Editorial
La multitudinaria movilización realizada ayer en esta capital, en la que participaron organizaciones sindicales, campesinas y sociales, es botón de muestra del vasto descontento que recorre amplios sectores de la población por los efectos de la crisis actual; por la continuidad, en los últimos sexenios, de una política económica antinacional, depredadora, concentradora de la riqueza en unas cuantas manos y generadora de pobreza masiva, y por la falta de respuesta del gobierno federal ante un panorama desastroso, que amenaza con empeorar en semanas y meses próximos.
Las demandas de los miles de manifestantes reunidos ayer en el centro de la ciudad de México –un verdadero acuerdo nacional en apoyo a la economía familiar y el empleo, la inclusión del derecho a la alimentación en la Constitución, el cese en las alzas de productos básicos, la renegociación del capítulo agropecuario del Tratado de Libre Comercio de América del Norte, entre otras– tienen especial validez en un momento como el presente, en el que miles de familias corren el riesgo de perder sus medios de subsistencia, si no es que los han perdido ya, a consecuencia de la recesión económica; cuando el encarecimiento de los productos básicos observado en el último tramo del año pasado y el inicio del presente constituyen una verdadera ofensiva a la economía popular; cuando los salarios del común de los mexicanos –los que aún permanecen empleados en el sector formal– acusa una severa pérdida de poder adquisitivo, y cuando, en consecuencia, las condiciones de vida de amplias franjas de la población se han deteriorado en forma por demás alarmante y se empeoran las condiciones de rezago social que el país arrastra desde hace décadas. Es de destacar, asimismo, que durante esta movilización se haya puesto en relieve la necesidad de rescatar el campo, un rubro de suma importancia que, sin embargo, ha sido excluido de los planes anticrisis anunciados por la administración calderonista.
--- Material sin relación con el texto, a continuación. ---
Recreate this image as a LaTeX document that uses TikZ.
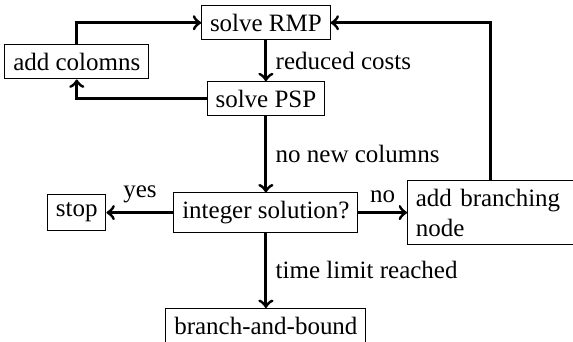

Además de la inconformidad social, la movilización de ayer puso de manifiesto la cerrazón y la insensibilidad del grupo que detenta el poder. Tales actitudes se reflejan, de manera por demás emblemática, en el hecho de que el titular del Ejecutivo federal, Felipe Calderón, y otros funcionarios del actual gobierno –principales destinatarios de las demandas ayer expresadas– ni siquiera se encuentren en el país, sino en Davos, Suiza, donde se desarrolla un foro en el que los principales ponentes son, precisamente, los defensores de las ideas y directrices económicas que han causado el actual desastre.
De hecho, algunas de las declaraciones realizadas por el propio Calderón en el marco de dicha reunión –vanagloriarse del ínfimo crecimiento del producto interno bruto en el año pasado; calificar a su equipo económico como “uno de los mejores del mundo”– evidencian la falta de voluntad de su parte por cambiar el rumbo en materia económica, y todo parece indicar que su plan de acción ante la crisis se limita a la aplicación de medidas insuficientes, tardías y hasta insultantes para el sentido común como “congelar” los precios de las gasolinas después de una treintena de aumentos o “reducir el incremento” en los costos del diesel.
Ante la cerrazón gobernante y la frivolidad e indolencia de la clase política en su conjunto, movilizaciones como la de ayer constituyen acaso uno los últimos cauces para manifestar el descontento de la población. Sin embargo, en la medida en que las condiciones económicas empeoren y el gobierno se mantenga en la misma postura, los riesgo de acentuar la inconformidad social se incrementarán. Así sea para garantizar su propia viabilidad política, el calderonismo debiera empezar a mostrar un mínimo de claridad, comprensión y capacidad de reacción ante el adverso entorno económico.